There is so much that could be said of Alice In Chains and their history. To boil it down to some specifics, they are a a legendary band from the Grunge era with a metallic tint in guitar tone who lost the iconic voice of singer Layne Staley to extreme drug abuse. Reforming a few years after his death they somehow found a vocal harmonization with new singer William DuVall that resonated on the same frequency as Layne. It allowed them to continue along the same spiritual path laid out on prior records and after five years their return with their third album of this second stint for the band.
I have a strong fondness for their last two records, the five year wait has been worthwhile but Rainier Fog pulls no new tricks. It may explore some heavier guitar tones and grooves but very much plays like a band who are comfortable with their identity. They have taken the time to reach in deep and curate the very best of their inspirations and form a fine craft of songs that hold your attention and move your emotions for the steady fifty three minutes the ten tracks make up together. If it does offer any new spice, slower tempos hint at some Doom Metal influences but its a side of them that just seems more prominent for this project.
Its pace is sturdy, slow and soothing yet momentous and empowering. The atmosphere they conjure together is sun soaked with a streak of introspection bordering on melancholy. With a gorgeous production aesthetic Jerry and William weave their vocals around one another to constantly illuminate the music in electric tandem. The guitars relish this opertunity to flex in the directions Alice In Chains are known for, finding some laden, steady grooves and stretching to the slow and sombre acoustic epics with all manor of lead guitar breaks stitching in the details. Its a lively, animated record in the energetic moments they often leads too. When in a more subtle position it still retains these big and strong atmospheres that engulf the listener.

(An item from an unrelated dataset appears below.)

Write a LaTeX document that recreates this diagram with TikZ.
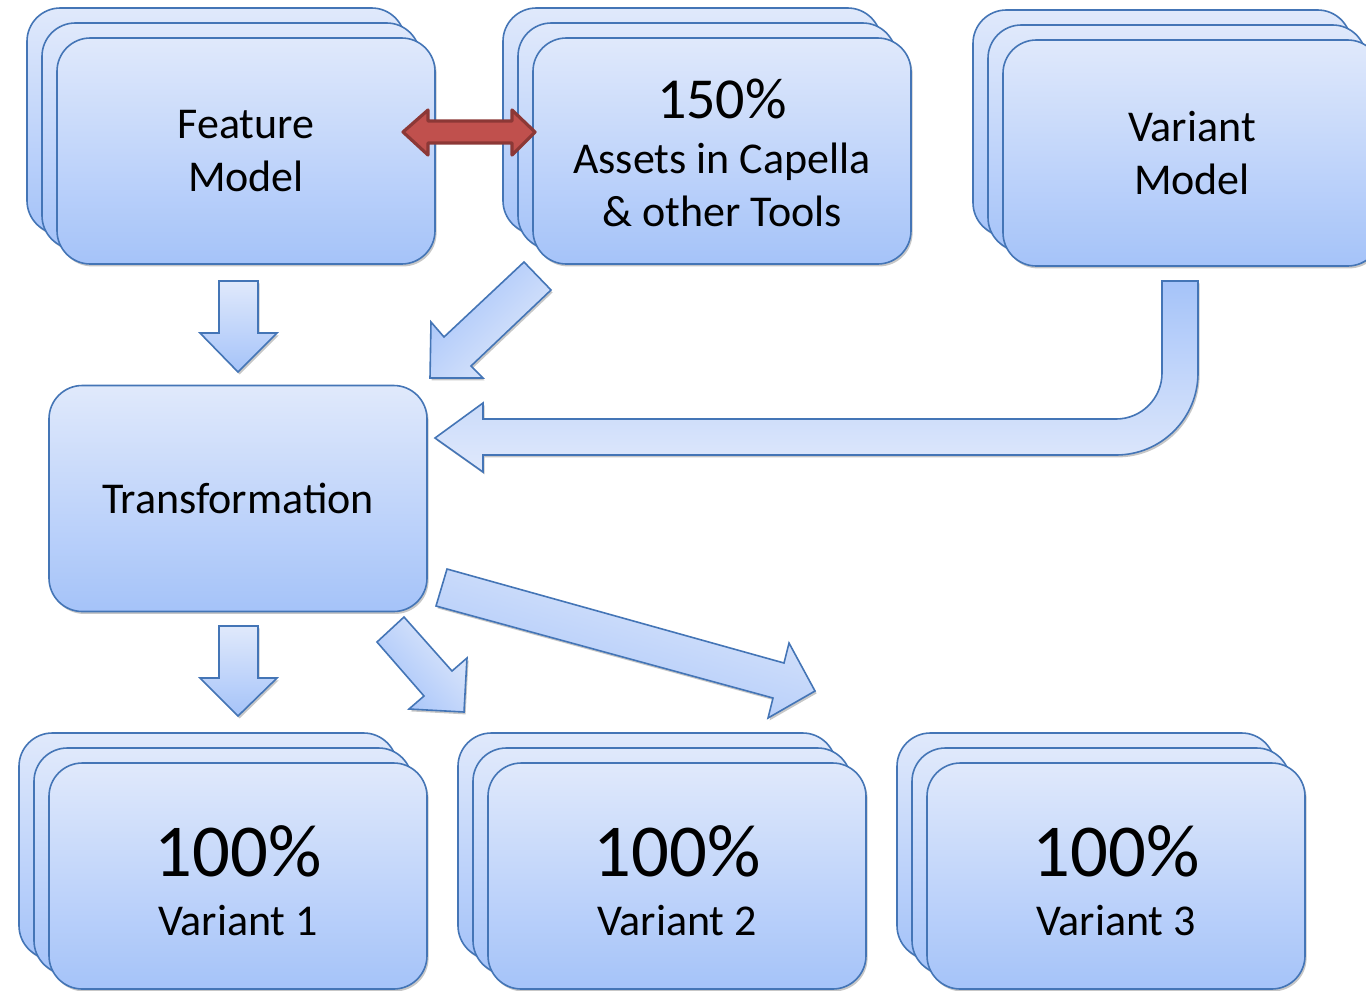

With each listen one comes to know the songs better and as each rotation revolves the character and identity of these songs really lights up, especially the second half of the record. This is the kind of curation that can make a known sound exciting however that may be this records only flaw. Its a fantastic set of songs but has no surprises or unexpected directions. The music in no way cries out for it however it makes me wonder if the band can keep making this well established sound work? They certainly have done this time around but you will know what your in for.